══ Information supplied

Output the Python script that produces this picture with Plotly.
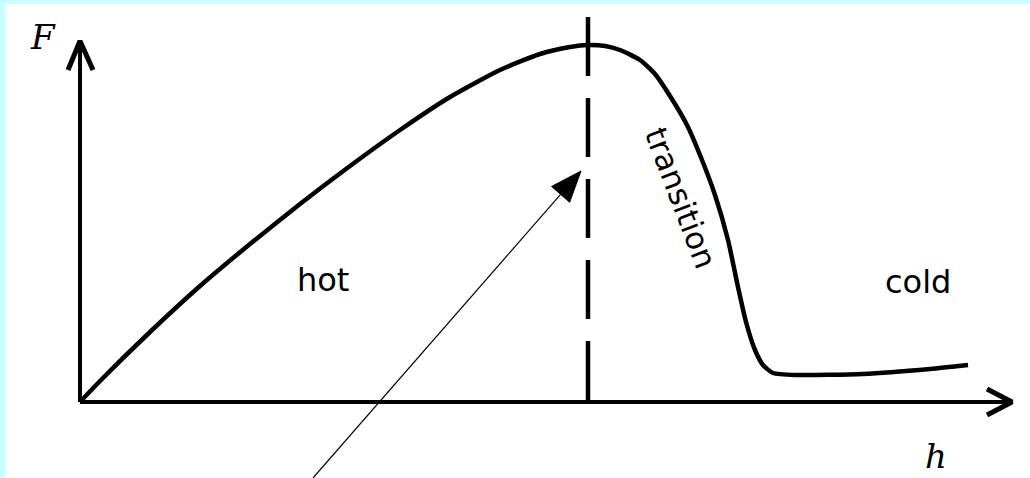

════
══ Information supplied

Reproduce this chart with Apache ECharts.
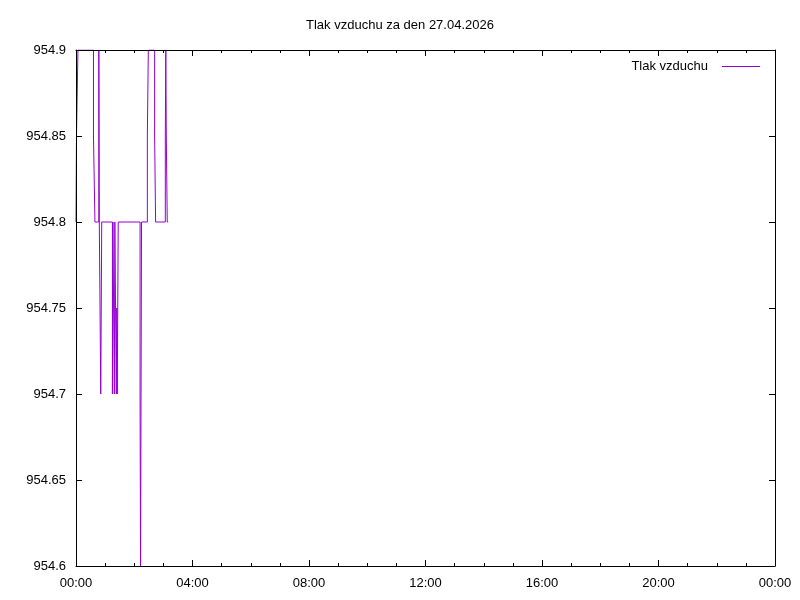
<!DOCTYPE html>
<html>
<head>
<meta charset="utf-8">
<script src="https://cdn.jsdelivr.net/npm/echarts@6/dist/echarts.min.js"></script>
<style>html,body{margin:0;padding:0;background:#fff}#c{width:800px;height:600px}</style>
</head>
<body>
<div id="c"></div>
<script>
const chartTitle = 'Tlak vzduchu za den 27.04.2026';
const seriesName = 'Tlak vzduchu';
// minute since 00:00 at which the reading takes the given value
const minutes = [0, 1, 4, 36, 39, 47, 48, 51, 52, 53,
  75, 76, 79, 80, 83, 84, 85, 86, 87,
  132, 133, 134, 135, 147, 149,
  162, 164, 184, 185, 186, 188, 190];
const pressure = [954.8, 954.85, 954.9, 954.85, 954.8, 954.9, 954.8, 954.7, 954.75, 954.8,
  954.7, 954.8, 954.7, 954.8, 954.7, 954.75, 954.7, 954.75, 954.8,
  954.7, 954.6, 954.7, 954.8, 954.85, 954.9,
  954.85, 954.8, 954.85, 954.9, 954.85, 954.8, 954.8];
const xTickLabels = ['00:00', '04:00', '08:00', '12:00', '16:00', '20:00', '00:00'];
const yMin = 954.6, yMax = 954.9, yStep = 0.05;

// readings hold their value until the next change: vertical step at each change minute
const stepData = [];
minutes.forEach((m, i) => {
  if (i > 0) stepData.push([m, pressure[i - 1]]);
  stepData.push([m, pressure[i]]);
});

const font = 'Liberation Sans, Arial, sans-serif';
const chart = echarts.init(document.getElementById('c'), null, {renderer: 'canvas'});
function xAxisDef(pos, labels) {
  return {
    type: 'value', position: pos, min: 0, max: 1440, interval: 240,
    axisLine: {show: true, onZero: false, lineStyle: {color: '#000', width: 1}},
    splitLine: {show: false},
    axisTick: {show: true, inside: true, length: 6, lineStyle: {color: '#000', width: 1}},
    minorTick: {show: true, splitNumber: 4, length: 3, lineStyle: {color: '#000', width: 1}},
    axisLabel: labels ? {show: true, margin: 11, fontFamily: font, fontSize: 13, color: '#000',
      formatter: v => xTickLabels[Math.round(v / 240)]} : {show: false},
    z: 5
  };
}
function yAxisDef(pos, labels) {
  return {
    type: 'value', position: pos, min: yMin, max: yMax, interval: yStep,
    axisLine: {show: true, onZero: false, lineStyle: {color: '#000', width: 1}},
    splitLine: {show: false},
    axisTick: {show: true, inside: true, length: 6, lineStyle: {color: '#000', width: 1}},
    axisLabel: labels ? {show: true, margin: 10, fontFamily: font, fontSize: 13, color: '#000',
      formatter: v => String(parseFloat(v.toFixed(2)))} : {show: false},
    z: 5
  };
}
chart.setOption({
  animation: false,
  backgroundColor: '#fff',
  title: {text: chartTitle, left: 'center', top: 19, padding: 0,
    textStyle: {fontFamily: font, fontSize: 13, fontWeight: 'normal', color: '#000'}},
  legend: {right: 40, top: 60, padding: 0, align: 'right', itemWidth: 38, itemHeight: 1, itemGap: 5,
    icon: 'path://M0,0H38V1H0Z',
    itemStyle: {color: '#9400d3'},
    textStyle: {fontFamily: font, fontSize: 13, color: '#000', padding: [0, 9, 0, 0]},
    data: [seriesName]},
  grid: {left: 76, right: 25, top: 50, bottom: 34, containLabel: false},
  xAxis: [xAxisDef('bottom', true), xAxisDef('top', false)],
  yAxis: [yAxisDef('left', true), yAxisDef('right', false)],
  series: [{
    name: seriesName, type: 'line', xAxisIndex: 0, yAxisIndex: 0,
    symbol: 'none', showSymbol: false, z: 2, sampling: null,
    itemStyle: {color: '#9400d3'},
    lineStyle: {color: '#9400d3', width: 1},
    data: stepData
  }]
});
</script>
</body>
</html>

════
══ Information supplied

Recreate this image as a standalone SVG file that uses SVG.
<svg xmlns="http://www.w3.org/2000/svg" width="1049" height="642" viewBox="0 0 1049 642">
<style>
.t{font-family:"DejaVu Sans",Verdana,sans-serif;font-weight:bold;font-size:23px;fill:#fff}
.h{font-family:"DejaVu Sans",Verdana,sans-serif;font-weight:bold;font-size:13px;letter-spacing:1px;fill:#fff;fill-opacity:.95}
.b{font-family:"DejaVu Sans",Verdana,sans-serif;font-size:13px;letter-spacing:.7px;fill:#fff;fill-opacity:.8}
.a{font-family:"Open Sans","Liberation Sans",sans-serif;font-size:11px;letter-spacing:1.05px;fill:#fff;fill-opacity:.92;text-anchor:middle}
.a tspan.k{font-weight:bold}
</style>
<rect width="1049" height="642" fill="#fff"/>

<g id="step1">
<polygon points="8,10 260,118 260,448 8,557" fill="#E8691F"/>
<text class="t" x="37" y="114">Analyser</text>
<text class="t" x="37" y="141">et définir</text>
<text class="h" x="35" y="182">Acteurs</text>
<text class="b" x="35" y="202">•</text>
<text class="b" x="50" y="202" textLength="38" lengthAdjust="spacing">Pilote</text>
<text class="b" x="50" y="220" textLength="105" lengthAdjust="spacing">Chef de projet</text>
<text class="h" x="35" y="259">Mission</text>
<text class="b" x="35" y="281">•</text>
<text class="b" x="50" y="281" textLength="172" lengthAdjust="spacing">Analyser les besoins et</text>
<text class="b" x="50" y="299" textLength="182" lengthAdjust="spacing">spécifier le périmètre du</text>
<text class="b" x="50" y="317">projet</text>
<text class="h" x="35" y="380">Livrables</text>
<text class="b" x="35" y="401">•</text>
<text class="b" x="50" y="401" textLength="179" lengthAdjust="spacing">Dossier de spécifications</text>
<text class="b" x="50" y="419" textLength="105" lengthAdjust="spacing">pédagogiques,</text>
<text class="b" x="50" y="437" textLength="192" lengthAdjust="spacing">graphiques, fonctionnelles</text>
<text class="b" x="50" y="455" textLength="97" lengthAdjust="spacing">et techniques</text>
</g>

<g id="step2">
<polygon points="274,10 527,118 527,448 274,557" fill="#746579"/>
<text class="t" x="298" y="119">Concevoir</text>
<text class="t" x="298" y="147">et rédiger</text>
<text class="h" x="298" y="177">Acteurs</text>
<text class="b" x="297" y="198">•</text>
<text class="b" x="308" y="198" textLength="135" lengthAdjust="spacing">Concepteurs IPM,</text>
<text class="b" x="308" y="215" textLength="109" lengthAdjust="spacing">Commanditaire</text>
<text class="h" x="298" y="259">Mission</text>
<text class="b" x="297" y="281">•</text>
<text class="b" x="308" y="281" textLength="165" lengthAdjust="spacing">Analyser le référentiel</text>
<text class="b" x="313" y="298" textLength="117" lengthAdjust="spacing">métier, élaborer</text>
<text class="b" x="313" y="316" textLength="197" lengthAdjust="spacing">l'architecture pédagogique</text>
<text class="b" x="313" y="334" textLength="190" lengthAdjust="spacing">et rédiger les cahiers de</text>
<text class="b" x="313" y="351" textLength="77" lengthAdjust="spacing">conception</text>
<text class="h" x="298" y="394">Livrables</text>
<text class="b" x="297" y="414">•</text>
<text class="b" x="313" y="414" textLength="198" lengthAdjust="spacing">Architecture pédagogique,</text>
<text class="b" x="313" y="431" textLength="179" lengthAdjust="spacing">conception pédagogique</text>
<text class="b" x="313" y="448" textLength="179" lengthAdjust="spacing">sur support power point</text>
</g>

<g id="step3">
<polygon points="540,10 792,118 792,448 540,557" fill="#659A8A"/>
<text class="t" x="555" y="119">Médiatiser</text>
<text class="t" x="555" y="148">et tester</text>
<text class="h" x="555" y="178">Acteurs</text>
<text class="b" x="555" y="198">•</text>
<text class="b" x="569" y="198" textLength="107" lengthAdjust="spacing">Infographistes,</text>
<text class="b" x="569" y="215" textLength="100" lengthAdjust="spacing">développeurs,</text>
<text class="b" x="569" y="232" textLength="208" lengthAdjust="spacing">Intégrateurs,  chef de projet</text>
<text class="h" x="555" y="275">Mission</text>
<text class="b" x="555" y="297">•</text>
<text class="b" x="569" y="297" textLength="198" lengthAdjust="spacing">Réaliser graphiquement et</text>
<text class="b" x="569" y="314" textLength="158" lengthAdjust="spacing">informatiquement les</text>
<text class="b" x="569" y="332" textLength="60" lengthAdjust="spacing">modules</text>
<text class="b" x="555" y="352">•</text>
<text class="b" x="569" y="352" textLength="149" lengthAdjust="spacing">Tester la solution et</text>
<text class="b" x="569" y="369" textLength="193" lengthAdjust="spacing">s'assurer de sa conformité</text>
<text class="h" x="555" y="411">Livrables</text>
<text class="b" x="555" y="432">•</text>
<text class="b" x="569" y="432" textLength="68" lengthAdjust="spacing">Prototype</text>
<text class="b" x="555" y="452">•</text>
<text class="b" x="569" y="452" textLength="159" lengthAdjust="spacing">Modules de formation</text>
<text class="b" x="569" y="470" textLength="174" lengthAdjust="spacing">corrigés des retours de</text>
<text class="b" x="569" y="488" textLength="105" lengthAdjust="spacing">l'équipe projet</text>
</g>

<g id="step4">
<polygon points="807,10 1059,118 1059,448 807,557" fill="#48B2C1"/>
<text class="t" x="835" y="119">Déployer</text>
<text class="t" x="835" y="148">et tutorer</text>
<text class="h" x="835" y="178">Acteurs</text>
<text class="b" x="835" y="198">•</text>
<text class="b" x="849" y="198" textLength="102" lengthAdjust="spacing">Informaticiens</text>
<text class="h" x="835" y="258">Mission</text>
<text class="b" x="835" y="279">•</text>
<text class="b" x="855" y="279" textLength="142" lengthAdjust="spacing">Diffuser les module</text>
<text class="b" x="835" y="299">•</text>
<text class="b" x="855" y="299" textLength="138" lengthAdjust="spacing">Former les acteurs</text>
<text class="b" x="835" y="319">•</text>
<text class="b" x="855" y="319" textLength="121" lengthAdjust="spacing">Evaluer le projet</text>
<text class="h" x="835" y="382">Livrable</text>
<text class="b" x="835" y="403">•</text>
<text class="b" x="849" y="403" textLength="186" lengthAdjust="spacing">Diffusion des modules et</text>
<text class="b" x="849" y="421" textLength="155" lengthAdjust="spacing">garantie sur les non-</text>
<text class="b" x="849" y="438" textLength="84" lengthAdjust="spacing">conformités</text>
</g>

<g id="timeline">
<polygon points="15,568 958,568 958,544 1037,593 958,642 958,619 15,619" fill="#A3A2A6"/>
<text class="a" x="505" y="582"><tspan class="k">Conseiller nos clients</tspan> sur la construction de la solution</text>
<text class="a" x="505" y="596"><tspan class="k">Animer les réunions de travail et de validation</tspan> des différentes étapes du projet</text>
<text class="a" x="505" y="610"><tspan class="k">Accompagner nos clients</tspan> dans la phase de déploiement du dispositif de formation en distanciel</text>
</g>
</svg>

════

Task requirements: List every line above that contains the word "script".

Answer to the exercise:
Output the Python script that produces this picture with Plotly.
<script src="https://cdn.jsdelivr.net/npm/echarts@6/dist/echarts.min.js"></script>
<script>
</script>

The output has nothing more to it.